### RECORDS TO PROCESS
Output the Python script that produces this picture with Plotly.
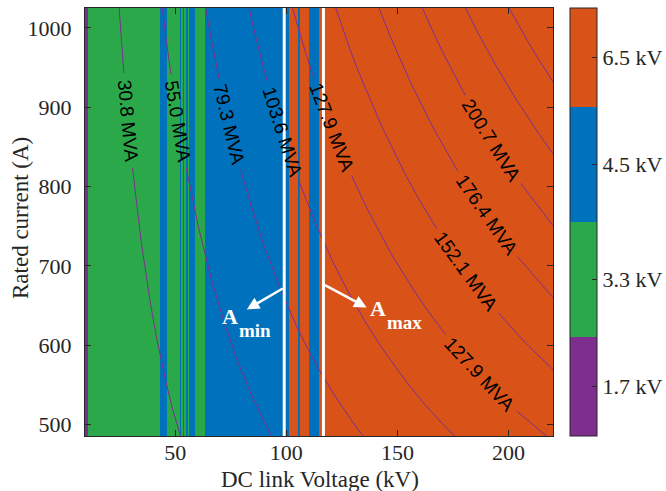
import math
import numpy as np
import plotly.graph_objects as go

# ---------------- data ----------------
# semiconductor cell voltage classes and their colours
cell_classes = ["1.7 kV", "3.3 kV", "4.5 kV", "6.5 kV"]
class_colors = ["#7E2F8E", "#2BA84A", "#0072BD", "#D95319"]

# DC link voltage breakpoints (kV) and the cell class chosen between them
voltage_edges = [9.4, 10.6, 43.3, 46.3, 52.0, 52.7, 53.4, 53.8, 54.9, 55.6,
                 56.4, 59.0, 63.2, 101.2, 105.4, 106.2, 110.3, 114.7, 220.0]
selected_class = [0, 1, 2, 1, 2, 1, 2, 1, 2, 1, 2, 1, 2, 3, 2, 3, 2, 3]

# rated current span (A)
current_span = [485.3, 1025.2]

# converter power contour levels (MVA)
power_levels = [30.8, 55.0, 79.3, 103.6, 127.9, 152.1, 176.4, 200.7, 224.9, 249.2]
# contour labels: level and the DC voltage (kV) at which the label sits
label_levels = [30.8, 55.0, 79.3, 103.6, 127.9, 200.7, 176.4, 152.1, 127.9]
label_voltages = [28.7, 51.3, 74.3, 98.1, 120.4, 192.4, 190.0, 180.8, 187.0]

power_factor = 1.215  # MVA per (kV * kA)

# optimum-area boundaries (kV)
a_min_voltage = 99.05
a_max_voltage = 116.7

x_ticks = [50, 100, 150, 200]
y_ticks = [500, 600, 700, 800, 900, 1000]

# ---------------- geometry / style ----------------
W, H = 666, 491
ML, MR, MT, MB = 85, 113, 8, 55
PW, PH = W - ML - MR, H - MT - MB
x_range = [voltage_edges[0], voltage_edges[-1]]
y_range = current_span
sx = PW / (x_range[1] - x_range[0])
sy = PH / (y_range[1] - y_range[0])

AXIS_COLOR = "#262626"
SERIF = "Liberation Serif"
SANS = "Liberation Sans"
LINE_COLOR = "#7E2F8E"
LABEL_SIZE = 19

# colourbar segment bounds (fraction of bar height, bottom to top)
cb_bounds = [0.0, 0.2315, 0.5003, 0.7692, 1.0]
cb_centers = [(cb_bounds[i] + cb_bounds[i + 1]) / 2 for i in range(4)]
colorscale = []
for i, c in enumerate(class_colors):
    colorscale.append([cb_bounds[i], c])
    colorscale.append([cb_bounds[i + 1], c])

fig = go.Figure()

# selected cell class along the DC link voltage axis
fig.add_trace(go.Heatmap(
    x=voltage_edges,
    y=current_span,
    z=[[cb_centers[c] for c in selected_class]],
    zmin=0, zmax=1,
    colorscale=colorscale,
    zsmooth=False,
    hoverinfo="skip",
    colorbar=dict(
        x=(570 - ML) / PW, xanchor="left", xpad=0,
        y=0.5, yanchor="middle", ypad=0,
        len=1, lenmode="fraction",
        thickness=27, thicknessmode="pixels",
        outlinewidth=1, outlinecolor=AXIS_COLOR,
        tickmode="array", tickvals=cb_centers, ticktext=cell_classes,
        ticks="inside", ticklen=5, tickcolor=AXIS_COLOR,
        tickfont=dict(family=SERIF, size=22, color=AXIS_COLOR),
    ),
))

# character widths (em) for label gap estimation
char_w = {".": 0.278, " ": 0.278, "M": 0.833, "V": 0.667, "A": 0.667}


def text_width(s, size):
    return sum(char_w.get(ch, 0.556) for ch in s) * size


labels = []
for lvl, vc in zip(label_levels, label_voltages):
    ic = 1000.0 * lvl / (power_factor * vc)
    txt = f"{lvl:.1f} MVA"
    labels.append((lvl, vc, ic, txt, text_width(txt, LABEL_SIZE) / 2 + 5))

# constant-power contour lines, broken where a label sits
v = np.linspace(x_range[0], x_range[1], 4000)
for lvl in power_levels:
    i = 1000.0 * lvl / (power_factor * v)
    i = np.where((i >= y_range[0] - 20) & (i <= y_range[1] + 20), i, np.nan)
    for (l2, vc, ic, txt, half) in labels:
        if abs(l2 - lvl) < 1e-6:
            d = np.hypot((v - vc) * sx, (i - ic) * sy)
            i = np.where(d < half, np.nan, i)
    fig.add_trace(go.Scatter(
        x=v, y=i, mode="lines",
        line=dict(color=LINE_COLOR, width=1),
        connectgaps=False, hoverinfo="skip", showlegend=False,
    ))

annotations = []
for (lvl, vc, ic, txt, half) in labels:
    ang = math.degrees(math.atan((ic / vc) * sy / sx))
    annotations.append(dict(
        x=vc, y=ic, text=txt, showarrow=False, textangle=ang,
        font=dict(family=SANS, size=LABEL_SIZE, color="black"),
        xanchor="center", yanchor="middle",
    ))

# optimum-area boundaries
for av in (a_min_voltage, a_max_voltage):
    fig.add_trace(go.Scatter(
        x=[av, av], y=current_span, mode="lines",
        line=dict(color="white", width=3),
        hoverinfo="skip", showlegend=False,
    ))

# arrows pointing to the labels
annotations.append(dict(x=82.2, y=645, ax=a_min_voltage, ay=672.5,
                        axref="x", ayref="y", text="", showarrow=True,
                        arrowhead=2, arrowsize=1, arrowwidth=2.5,
                        arrowcolor="white"))
annotations.append(dict(x=136.1, y=647.4, ax=a_max_voltage, ay=676.7,
                        axref="x", ayref="y", text="", showarrow=True,
                        arrowhead=2, arrowsize=1, arrowwidth=2.5,
                        arrowcolor="white"))

for xa, ya, t, sz in [(70.2, 636.4, "A", 22), (77.9, 618.8, "min", 19),
                      (136.8, 646.5, "A", 22), (144.3, 628.8, "max", 19)]:
    annotations.append(dict(
        x=xa, y=ya, text=f"<b>{t}</b>", showarrow=False,
        xanchor="left", yanchor="middle",
        font=dict(family=SERIF, size=sz, color="white"),
    ))

# axis titles
annotations.append(dict(
    text="DC link Voltage (kV)", xref="paper", yref="paper",
    x=(320 - ML) / PW, y=-(494 - (MT + PH)) / PH,
    xanchor="center", yanchor="bottom", showarrow=False,
    font=dict(family=SERIF, size=23, color=AXIS_COLOR),
))
annotations.append(dict(
    text="Rated current (A)", xref="paper", yref="paper",
    x=(20 - ML) / PW, y=(MT + PH - 218) / PH, textangle=-90,
    xanchor="center", yanchor="middle", showarrow=False,
    font=dict(family=SERIF, size=23, color=AXIS_COLOR),
))

axis_common = dict(
    showgrid=False, zeroline=False, showline=True, linecolor=AXIS_COLOR,
    linewidth=1, mirror="ticks", ticks="inside", ticklen=6,
    tickcolor=AXIS_COLOR, tickfont=dict(family=SERIF, size=22, color=AXIS_COLOR),
    layer="above traces", automargin=False,
)

fig.update_layout(
    width=W, height=H,
    margin=dict(l=ML, r=MR, t=MT, b=MB, pad=0, autoexpand=False),
    paper_bgcolor="white", plot_bgcolor="white",
    showlegend=False,
    xaxis=dict(range=x_range, tickvals=x_ticks, ticklabelstandoff=-3,
               **axis_common),
    yaxis=dict(range=y_range, tickvals=y_ticks, ticklabelstandoff=8,
               **axis_common),
    annotations=annotations,
)

fig.write_html("out.html")
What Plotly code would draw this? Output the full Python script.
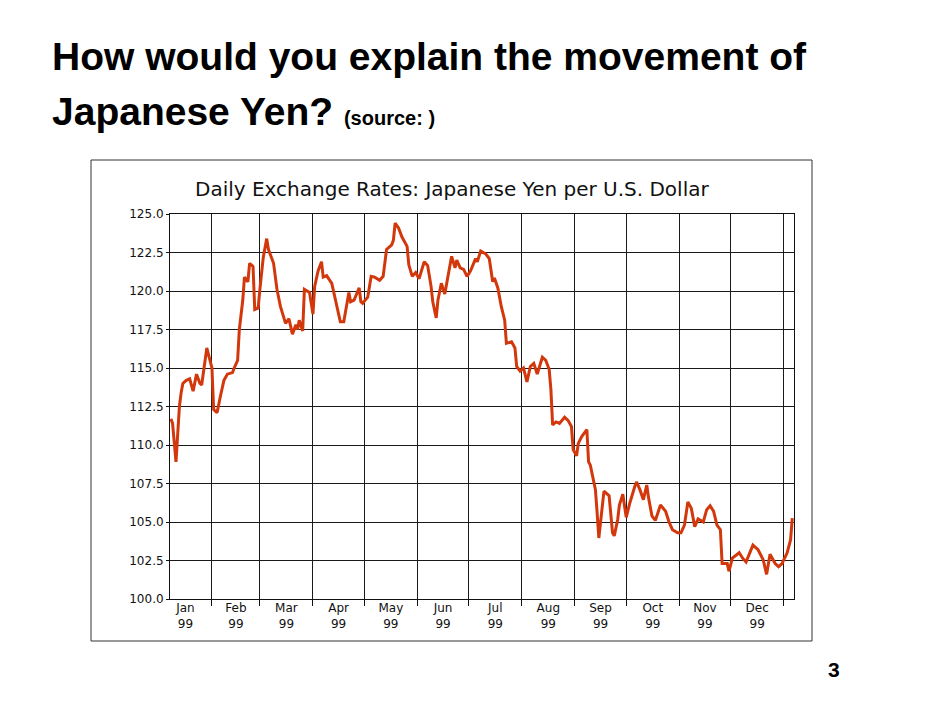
import plotly.graph_objects as go

# Daily exchange rates, Japanese Yen per U.S. Dollar
dates = [
    "1999-01-08", "1999-01-09", "1999-01-11", "1999-01-13", "1999-01-14", "1999-01-15",
    "1999-01-17", "1999-01-19", "1999-01-21", "1999-01-23", "1999-01-25", "1999-01-26",
    "1999-01-29", "1999-01-31",
    "1999-02-01", "1999-02-02", "1999-02-04", "1999-02-06", "1999-02-08", "1999-02-10",
    "1999-02-13", "1999-02-14", "1999-02-16", "1999-02-17", "1999-02-19", "1999-02-20",
    "1999-02-22", "1999-02-23", "1999-02-25", "1999-02-26", "1999-02-28",
    "1999-03-01", "1999-03-03", "1999-03-05", "1999-03-06", "1999-03-09", "1999-03-11",
    "1999-03-13", "1999-03-16", "1999-03-18", "1999-03-20", "1999-03-22", "1999-03-23",
    "1999-03-24", "1999-03-26", "1999-03-27", "1999-03-29", "1999-03-30",
    "1999-04-01", "1999-04-02", "1999-04-04", "1999-04-06", "1999-04-07", "1999-04-09",
    "1999-04-12", "1999-04-13", "1999-04-15", "1999-04-17", "1999-04-19", "1999-04-21",
    "1999-04-22", "1999-04-23", "1999-04-25", "1999-04-28", "1999-04-29", "1999-04-30",
    "1999-05-03", "1999-05-05", "1999-05-07", "1999-05-10", "1999-05-12", "1999-05-14",
    "1999-05-17", "1999-05-18", "1999-05-19", "1999-05-21", "1999-05-23", "1999-05-26",
    "1999-05-27", "1999-05-29", "1999-05-31",
    "1999-06-02", "1999-06-05", "1999-06-07", "1999-06-09", "1999-06-10", "1999-06-12",
    "1999-06-13", "1999-06-15", "1999-06-17", "1999-06-19", "1999-06-21", "1999-06-23",
    "1999-06-24", "1999-06-26", "1999-06-28", "1999-06-30",
    "1999-07-02", "1999-07-05", "1999-07-06", "1999-07-08", "1999-07-11", "1999-07-13",
    "1999-07-15", "1999-07-16", "1999-07-18", "1999-07-20", "1999-07-22", "1999-07-23",
    "1999-07-26", "1999-07-28", "1999-07-29", "1999-07-31",
    "1999-08-02", "1999-08-04", "1999-08-06", "1999-08-08", "1999-08-10", "1999-08-13",
    "1999-08-15", "1999-08-17", "1999-08-18", "1999-08-19", "1999-08-21", "1999-08-23",
    "1999-08-26", "1999-08-28", "1999-08-30", "1999-08-31",
    "1999-09-02", "1999-09-03", "1999-09-05", "1999-09-08", "1999-09-09", "1999-09-10",
    "1999-09-11", "1999-09-13", "1999-09-14", "1999-09-15", "1999-09-17", "1999-09-18",
    "1999-09-21", "1999-09-23", "1999-09-24", "1999-09-26", "1999-09-27", "1999-09-29",
    "1999-10-01", "1999-10-03", "1999-10-06", "1999-10-07", "1999-10-09", "1999-10-11",
    "1999-10-13", "1999-10-14", "1999-10-16", "1999-10-18", "1999-10-21", "1999-10-24",
    "1999-10-26", "1999-10-28", "1999-10-31",
    "1999-11-02", "1999-11-04", "1999-11-06", "1999-11-08", "1999-11-10", "1999-11-12",
    "1999-11-15", "1999-11-17", "1999-11-19", "1999-11-21", "1999-11-23", "1999-11-25",
    "1999-11-26", "1999-11-29", "1999-11-30",
    "1999-12-02", "1999-12-06", "1999-12-08", "1999-12-10", "1999-12-14", "1999-12-17",
    "1999-12-20", "1999-12-22", "1999-12-24", "1999-12-27", "1999-12-29", "1999-12-31",
    "2000-01-03", "2000-01-05", "2000-01-06",
]

yen_per_usd = [
    111.7, 111.4, 108.9, 112.5, 113.4, 114.0,
    114.2, 114.3, 113.5, 114.6, 114.0, 113.9,
    116.3, 115.5,
    115.0, 112.3, 112.1, 113.2, 114.2, 114.6,
    114.7, 115.0, 115.5, 117.5, 119.4, 120.9,
    120.6, 121.8, 121.6, 118.8, 118.9,
    120.1, 122.2, 123.4, 122.7, 121.8, 120.1,
    119.0, 117.9, 118.2, 117.2, 117.8, 117.5,
    118.1, 117.4, 120.1, 120.0, 119.9,
    118.5, 120.3, 121.3, 121.9, 120.9, 121.0,
    120.5, 120.0, 119.0, 118.0, 118.0, 119.4,
    119.9, 119.3, 119.4, 120.2, 119.3, 119.2,
    119.6, 120.95, 120.9, 120.7, 120.95, 122.7,
    123.0, 123.3, 124.4, 124.1, 123.5, 122.9,
    121.7, 120.95, 121.2,
    120.8, 121.9, 121.65, 120.3, 119.3, 118.25,
    119.4, 120.5, 119.8, 120.95, 122.25, 121.5,
    122.0, 121.5, 121.4, 120.95,
    121.3, 122.1, 121.9, 122.6, 122.4, 122.1,
    120.6, 120.85, 120.2, 119.0, 118.1, 116.6,
    116.7, 116.3, 115.1, 114.8,
    115.0, 114.1, 115.1, 115.3, 114.6, 115.7,
    115.5, 114.9, 113.6, 111.3, 111.5, 111.4,
    111.8, 111.6, 111.2, 109.7,
    109.3, 110.1, 110.55, 111.0, 108.9, 108.7,
    108.2, 107.1, 105.6, 103.96, 106.0, 107.0,
    106.7, 104.3, 104.1, 105.15, 106.1, 106.8,
    105.3, 106.2, 107.3, 107.6, 107.1, 106.45,
    107.4, 106.6, 105.4, 105.1, 106.1, 105.7,
    105.0, 104.5, 104.3,
    104.3, 104.8, 106.3, 105.9, 104.7, 105.2,
    105.0, 105.8, 106.05, 105.7, 104.8, 104.5,
    102.3, 102.3, 101.8,
    102.65, 103.0, 102.65, 102.4, 103.5, 103.2,
    102.55, 101.6, 102.9, 102.3, 102.1, 102.3,
    103.0, 103.85, 105.25,
]

y_ticks = [100.0, 102.5, 105.0, 107.5, 110.0, 112.5, 115.0, 117.5, 120.0, 122.5, 125.0]

slide_title_1 = "How would you explain the movement of"
slide_title_2 = "Japanese Yen?"
source_note = "(source: )"
chart_title = "Daily Exchange Rates: Japanese Yen per U.S. Dollar"
page_number = "3"

chart_font = "DejaVu Sans, Liberation Sans, Arial, sans-serif"
slide_font = "Liberation Sans, Arial, sans-serif"

fig = go.Figure()
fig.add_trace(go.Scatter(
    x=dates, y=yen_per_usd, mode="lines",
    line=dict(color="#d2380c", width=3),
    hoverinfo="x+y", showlegend=False,
))

# plot area in pixels: x 170..794, y 214..599
L, R, T, B = 170, 794, 214, 599
W, H = R - L, B - T
def px(x):
    return (x - L) / W
def py(y):
    return (B - y) / H

fig.update_layout(
    width=950, height=713,
    margin=dict(l=L, r=950 - R, t=T, b=713 - B, pad=0),
    paper_bgcolor="white", plot_bgcolor="white",
    xaxis=dict(
        type="date",
        range=["1999-01-07 12:00", "2000-01-07"],
        tick0="1999-01-01", dtick="M1",
        ticklabelmode="period",
        tickformat="%b<br>%y",
        ticks="outside", ticklen=6, tickwidth=1, tickcolor="#111",
        ticklabelstandoff=-8,
        showgrid=True, gridcolor="#1a1a1a", gridwidth=1,
        showline=True, linecolor="#111", linewidth=1, mirror=True,
        zeroline=False,
        tickfont=dict(family=chart_font, size=12, color="#111"),
    ),
    yaxis=dict(
        range=[100, 125],
        tickmode="array", tickvals=y_ticks,
        tickformat=".1f",
        ticks="outside", ticklen=3, tickwidth=1, tickcolor="#111",
        showgrid=True, gridcolor="#1a1a1a", gridwidth=1,
        showline=True, linecolor="#111", linewidth=1, mirror=True,
        zeroline=False,
        tickfont=dict(family=chart_font, size=12, color="#111"),
    ),
    shapes=[dict(
        type="rect", xref="paper", yref="paper",
        x0=px(91), x1=px(812), y0=py(641), y1=py(160),
        line=dict(color="#333", width=1), fillcolor="rgba(0,0,0,0)", layer="below",
    )],
    annotations=[
        dict(text=slide_title_1, xref="paper", yref="paper", x=px(50), y=py(56),
             xanchor="left", yanchor="middle", showarrow=False,
             font=dict(family=slide_font, size=39, color="black", weight="bold")),
        dict(text=slide_title_2 + " <span style='font-size:20px'>" + source_note + "</span>",
             xref="paper", yref="paper", x=px(50), y=py(112),
             xanchor="left", yanchor="middle", showarrow=False,
             font=dict(family=slide_font, size=39, color="black", weight="bold")),
        dict(text=chart_title, xref="paper", yref="paper", x=px(452), y=py(189),
             xanchor="center", yanchor="middle", showarrow=False,
             font=dict(family=chart_font, size=20, color="#111")),
        dict(text=page_number, xref="paper", yref="paper", x=px(834), y=py(669),
             xanchor="center", yanchor="middle", showarrow=False,
             font=dict(family=slide_font, size=21, color="black", weight="bold")),
    ],
)

fig.write_html("out.html")
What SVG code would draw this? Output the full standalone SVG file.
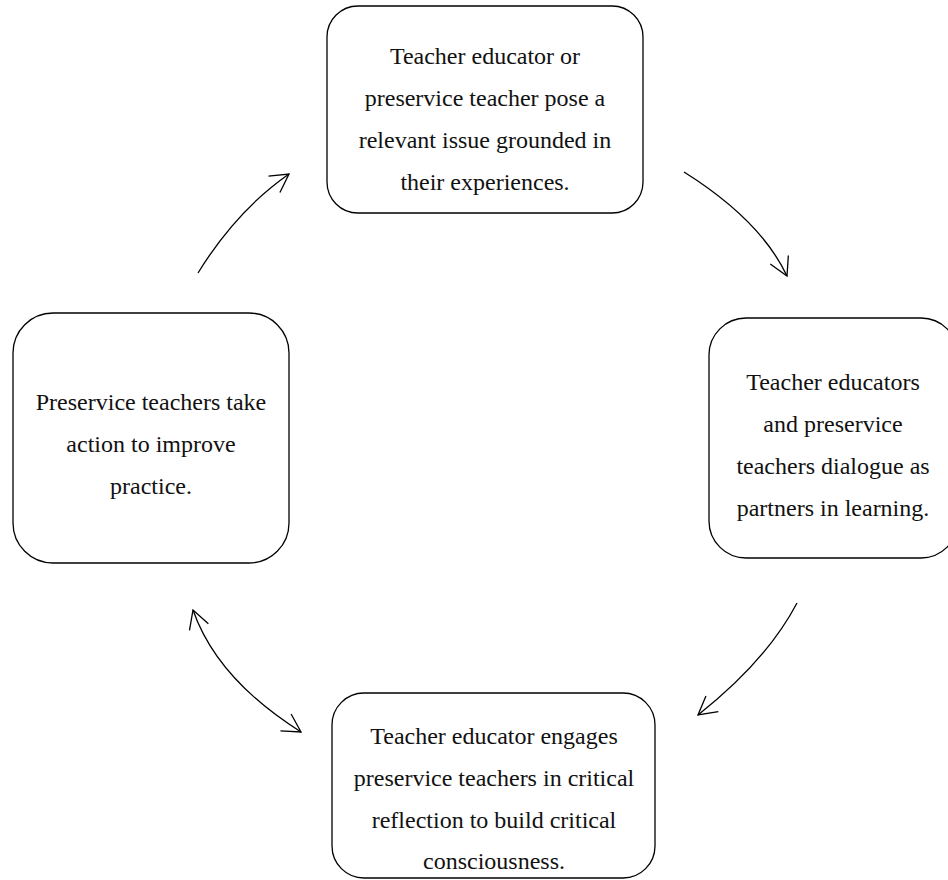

### EXERCISE DIRECTIONS
Return only the lines running from the top of the data to the line that holds "190.0, 180.8, 187.0]". Include both of those lines, but skip the pictures.

### ANSWER FOR THE TASK
Output the Python script that produces this picture with Plotly.
import math
import numpy as np
import plotly.graph_objects as go

# ---------------- data ----------------
# semiconductor cell voltage classes and their colours
cell_classes = ["1.7 kV", "3.3 kV", "4.5 kV", "6.5 kV"]
class_colors = ["#7E2F8E", "#2BA84A", "#0072BD", "#D95319"]

# DC link voltage breakpoints (kV) and the cell class chosen between them
voltage_edges = [9.4, 10.6, 43.3, 46.3, 52.0, 52.7, 53.4, 53.8, 54.9, 55.6,
                 56.4, 59.0, 63.2, 101.2, 105.4, 106.2, 110.3, 114.7, 220.0]
selected_class = [0, 1, 2, 1, 2, 1, 2, 1, 2, 1, 2, 1, 2, 3, 2, 3, 2, 3]

# rated current span (A)
current_span = [485.3, 1025.2]

# converter power contour levels (MVA)
power_levels = [30.8, 55.0, 79.3, 103.6, 127.9, 152.1, 176.4, 200.7, 224.9, 249.2]
# contour labels: level and the DC voltage (kV) at which the label sits
label_levels = [30.8, 55.0, 79.3, 103.6, 127.9, 200.7, 176.4, 152.1, 127.9]
label_voltages = [28.7, 51.3, 74.3, 98.1, 120.4, 192.4, 190.0, 180.8, 187.0]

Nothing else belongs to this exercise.